Выбрать главу

После чернобыльский событий, когда на Украине едва не взорвался реактор на тепловых нейтронах, станции на быстрых нейтронах стали приоритетным направлением атомной энергетики. Считалось, что натрий с температурой кипения под 900 градусов способен охлаждать реактор даже при полном отключении циркуляционных насосов. Южно-Уральскую АЭС должны были запустить в 1992 году, но сроки сместили, и первый реактор БН-800 был пущен в мае 1991 года, а вскоре заработал второй — БН-1000. Позже эту спешку назовут одной из причин катастрофы. Реактор на быстрых нейтронах мощностью 1000 мегаватт был имиджевым проектом позднесоветской России, которая старалась таким образом создать альтернативу реакторам РБМК-1000 в Чернобыле, мощным, но ненадёжным.

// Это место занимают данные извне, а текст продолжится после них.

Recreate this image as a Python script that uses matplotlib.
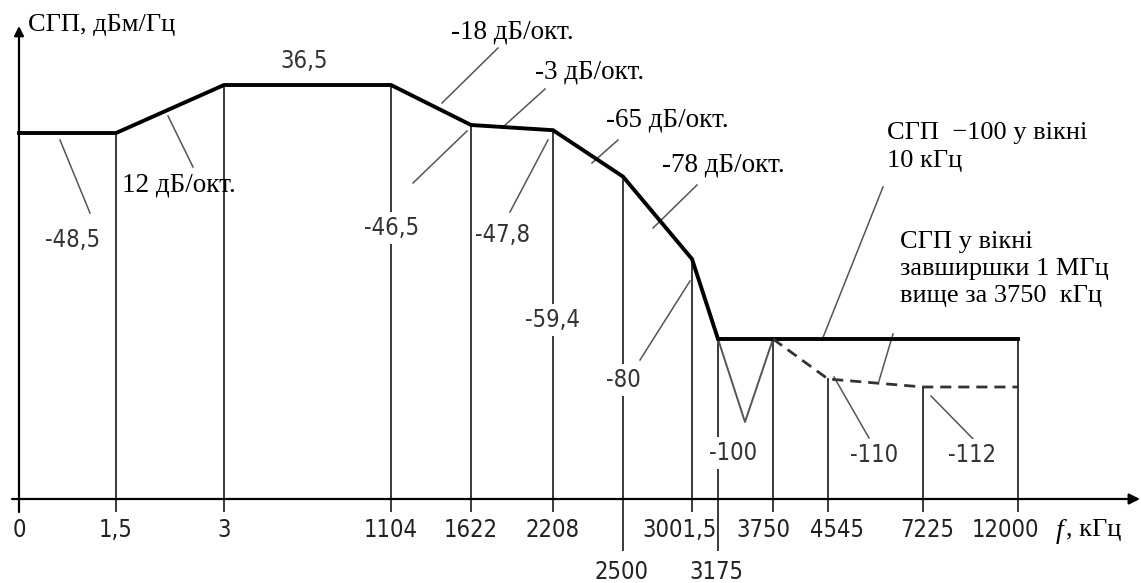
import matplotlib
matplotlib.use("Agg")
import matplotlib.pyplot as plt
from matplotlib import font_manager
from matplotlib.font_manager import FontProperties

# Breakpoint frequencies of the PSD mask (kHz) and their tick labels
freq_labels = ["0", "1,5", "3", "1104", "1622", "2208", "2500",
               "3001,5", "3175", "3750", "4545", "7225", "12000"]
# PSD level at each breakpoint of the upper (solid) mask, dBm/Hz
mask_freqs = ["0", "1,5", "3", "1104", "1622", "2208", "2500", "3001,5", "3175", "12000"]
mask_psd = [-48.5, -48.5, -36.5, -36.5, -46.5, -47.8, -59.4, -80.0, -100.0, -100.0]
# PSD in 1 MHz window above 3750 kHz (dashed)
wide_freqs = ["3750", "4545", "7225", "12000"]
wide_psd = [-100.0, -110.0, -112.0, -112.0]
# Slopes between breakpoints, dB/octave
slopes = [12, -18, -3, -65, -78]

# Schematic (non-uniform) horizontal placement of each breakpoint
slot = dict(zip(freq_labels,
                [19, 116, 224, 391, 471, 553, 623, 692, 718, 773, 828, 923, 1018]))

W, H = 1141, 583
AXIS = -140.0          # level where the frequency axis is drawn
PX_PER_DB = 4.0
Y_TOP_LEVEL = -36.5
Y_TOP_PX = 85


def yl(px):
    """level on the vertical scale that lies at a given row of the figure"""
    return Y_TOP_LEVEL - (px - Y_TOP_PX) / PX_PER_DB


# pick a narrow sans face for numbers if one is installed
narrow_file = None
for f in font_manager.fontManager.ttflist:
    if ("Narrow" in f.name or f.stretch in ("condensed", "semi-condensed")) \
            and f.style == "normal" and f.weight in (400, "normal", "regular") \
            and "Mono" not in f.name and "Serif" not in f.name:
        narrow_file = f.fname
        break
if narrow_file:
    NUM = dict(fontproperties=FontProperties(fname=narrow_file))
    NUM_SIZE = 17
else:
    NUM = dict(family="DejaVu Sans")
    NUM_SIZE = 14
SERIF = "Liberation Serif"

fig = plt.figure(figsize=(W / 100, H / 100), dpi=100)
ax = fig.add_axes([0, 0, 1, 1])
ax.set_xlim(0, W)
ax.set_ylim(yl(H), yl(0))
ax.axis("off")

lvl = dict(zip(mask_freqs, mask_psd))
lvl.update(dict(zip(wide_freqs[1:3], wide_psd[1:3])))
lvl["3750"] = wide_psd[0]


def num_text(x, y, s, size, **kw):
    t = ax.text(x, y, s, **NUM, **kw)
    t.set_fontsize(size)
    return t


# axes with arrows
ax.annotate("", xy=(1140, AXIS), xytext=(12, AXIS),
            arrowprops=dict(arrowstyle="-|>", lw=1.6, color="black",
                            mutation_scale=16, shrinkA=0, shrinkB=0))
ax.annotate("", xy=(slot["0"], yl(26)), xytext=(slot["0"], yl(512)),
            arrowprops=dict(arrowstyle="-|>", lw=1.6, color="black",
                            mutation_scale=14, shrinkA=0, shrinkB=0))

# vertical lines from axis up to the mask
vc = "#3a3a3a"
for name in freq_labels[1:]:
    x = slot[name]
    top = lvl[name]
    bottom = yl(550) if name in ("2500", "3175") else yl(511)
    ax.plot([x, x], [bottom, top], color=vc, lw=1.4, zorder=2)

# mask curves
ax.plot([slot[f] for f in mask_freqs], mask_psd, color="black", lw=2.8,
        solid_joinstyle="miter", zorder=4)
ax.plot([slot[f] for f in wide_freqs], wide_psd, color="#333333", lw=2.0,
        dashes=(4, 2.5), zorder=4)

# notch within the 10 kHz window
notch_x = [slot["3175"], 745, slot["3750"]]
notch_y = [-100.0, yl(422), -100.0]
ax.plot(notch_x, notch_y, color="#555555", lw=1.4, zorder=3)

# tick labels
tick_x = {"0": 19, "1,5": 116, "3": 224, "1104": 391, "1622": 471, "2208": 553,
          "3001,5": 680, "3750": 763, "4545": 837, "7225": 927, "12000": 1005,
          "2500": 621, "3175": 716}
for name in freq_labels:
    y = 572 if name in ("2500", "3175") else 530
    num_text(tick_x[name], yl(y), name, NUM_SIZE, ha="center", va="center",
             color="#222222")
ax.text(1056, yl(531), "f", ha="left", va="center", fontsize=20, family=SERIF,
        fontstyle="italic")
ax.text(1066, yl(530), ", кГц", ha="left", va="center", fontsize=19, family=SERIF)
ax.text(28, yl(25), "СГП, дБм/Гц", ha="left", va="center", fontsize=19, family=SERIF)

lc = "#555555"
bb = dict(facecolor="white", edgecolor="none", pad=1.5)


def leader(x0, y0, x1, y1):
    ax.plot([x0, x1], [yl(y0), yl(y1)], color=lc, lw=1.1, zorder=3)


def value_label(val, x, y, size=None, signed=True):
    v = val if signed else abs(val)
    txt = ("%g" % v).replace(".", ",")
    num_text(x, yl(y), txt, size or NUM_SIZE, ha="center", va="center",
             color="#333333", bbox=bb, zorder=5)


# level labels
value_label(mask_psd[0], 73, 240)
leader(60, 140, 90, 213)
value_label(mask_psd[2], 304, 61, signed=False)
value_label(mask_psd[4], 392, 228)
leader(413, 183, 467, 131)
value_label(mask_psd[5], 503, 235)
leader(510, 212, 548, 140)
value_label(mask_psd[6], 553, 320)
value_label(mask_psd[7], 623, 380)
leader(640, 360, 690, 281)
value_label(mask_psd[8], 733, 453)
value_label(wide_psd[1], 874, 455)
leader(869, 438, 834, 377)
value_label(wide_psd[2], 972, 455)
leader(979, 445, 931, 396)


# slope labels
def slope_label(s, x, y):
    ax.text(x, yl(y), "%d дБ/окт." % s, ha="center", va="center",
            fontsize=19.5, family=SERIF, zorder=5)


slope_label(slopes[0], 179, 185)
leader(168, 116, 193, 167)
slope_label(slopes[1], 512, 32)
leader(498, 48, 442, 103)
slope_label(slopes[2], 590, 72)
leader(545, 89, 503, 127)
slope_label(slopes[3], 667, 120)
leader(618, 140, 592, 163)
slope_label(slopes[4], 723, 165)
leader(697, 185, 653, 228)

# window notes
ax.text(887, yl(147), "СГП  −100 у вікні\n10 кГц", ha="left", va="center",
        fontsize=19, family=SERIF, linespacing=1.4)
leader(883, 187, 822, 340)
ax.text(900, yl(269), "СГП у вікні\nзавширшки 1 МГц\nвище за 3750  кГц", ha="left",
        va="center", fontsize=19, family=SERIF, linespacing=1.32)
leader(893, 334, 879, 381)

fig.savefig("out.png", dpi=100, facecolor="white")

Позже много говорили о том, что опыт несостоявшейся аварии в Чернобыле не был учтён в полной мере, что катастрофы под Челябинском можно было избежать, дав инженерам время на доработку реакторов типа БН. Говорили о необходимости внедрения некой натриевой полости для отвода избыточных нейтронов, о дополнительных стержнях, об аварийном расхолаживании реактора, о защите из карбида бора… Мы не понимали смысла этих фраз, и не особо в них верили. Что было — то было. У истории нет сослагательного наклонения.

Натриевый пустотный коэффициент реактивности — вот единственное, что мы усвоили из этой катастрофы. Об этом коэффициенте говорили круглосуточно несколько лет подряд. Его положительное значение в реакторе БН-1000 привело к тому, что когда при испытаниях на 80-процентной мощности возник локальный перегрев, натрий вскипел и стал пузыриться, из-за чего запустился порочный круг: больше пузырей, больше реактивности, ещё больше пузырей и так далее. Реактор расплавился и выбросил в атмосферу тонны радиоактивного топлива.

Это произошло в нескольких километрах от места аварии 1957 года, когда на комбинате «Маяк» взорвалась одна из ёмкостей с радиоактивными отходами. Только в этот раз всё будет хуже. Озерск, Кыштым, Верхний Уфалей, Касли будут расселены и превратятся в города призраки. Челябинск не пострадает от радиации, но рабочих с местных заводов будут массово привлекать к ликвидации, отправляя на самые опасные работы — мой отец окажется в числе таких полу-добровольцев. Многие из ликвидаторов сгорят от болезней, алкоголизма, психических расстройств.

В те годы взойдёт звезда большого брата Анатолия Рыкованова, бывшего крановщика Челябинского металлургического комбината. В дни после катастрофы он возглавит один из рабочих отрядов ликвидаторов и вскоре станет неформальным управляющим зоны — человеком, которому федеральные власти доверят ликвидационные работы. Рабочие пойдут за ним в пекло, и в награду он получит негласное право вывозить из зоны радиоактивный металл и другие ценности.

К середине 90-х Рыкованов сколотит начальный капитал и мягко перехватит контроль над родным ЧМК: сначала через ваучерные схемы, в 1995 году — через залоговые аукционы. Позже, по настоянию губернатора Петра Сумина, Рыкованов получит в нагрузку ряд других предприятий умирающего Челябинска. Так сформируется холдинг «Чезар».

Его младший брат Альберт Пикулев, начинавший бухгалтером ЧМК, вскоре превратится в бессменного главу «Чезара», постепенно оттеснив Рыкованова на второй план. Так они и будут править: один — мозгами, второй — характером.

Само слово «Чезар» Рыкованов выведет из названия своего первого предприятия, «Челябинской заводской артели». Но Пикулев придумает другой смысл: «Чезар» = Cesar = Цезарь. Они многое будут воспринимать по-разному.

Я посмотрел на Эдика. Он прижался лбом к стеклу. Когда машину дёргало на кочках, голова его издавала глухой неприятный звук.

— Эдик! — позвал я. — Не спи!

Он взглянул на меня сонно, и я вдруг понял, почему его лицо, формально красивое, всегда казалось мне отталкивающим — это было лицо запойного человека. К тому же он пользовался косметикой, и глаза его были слегка подведены, а кожа навощена до парафинового блеска.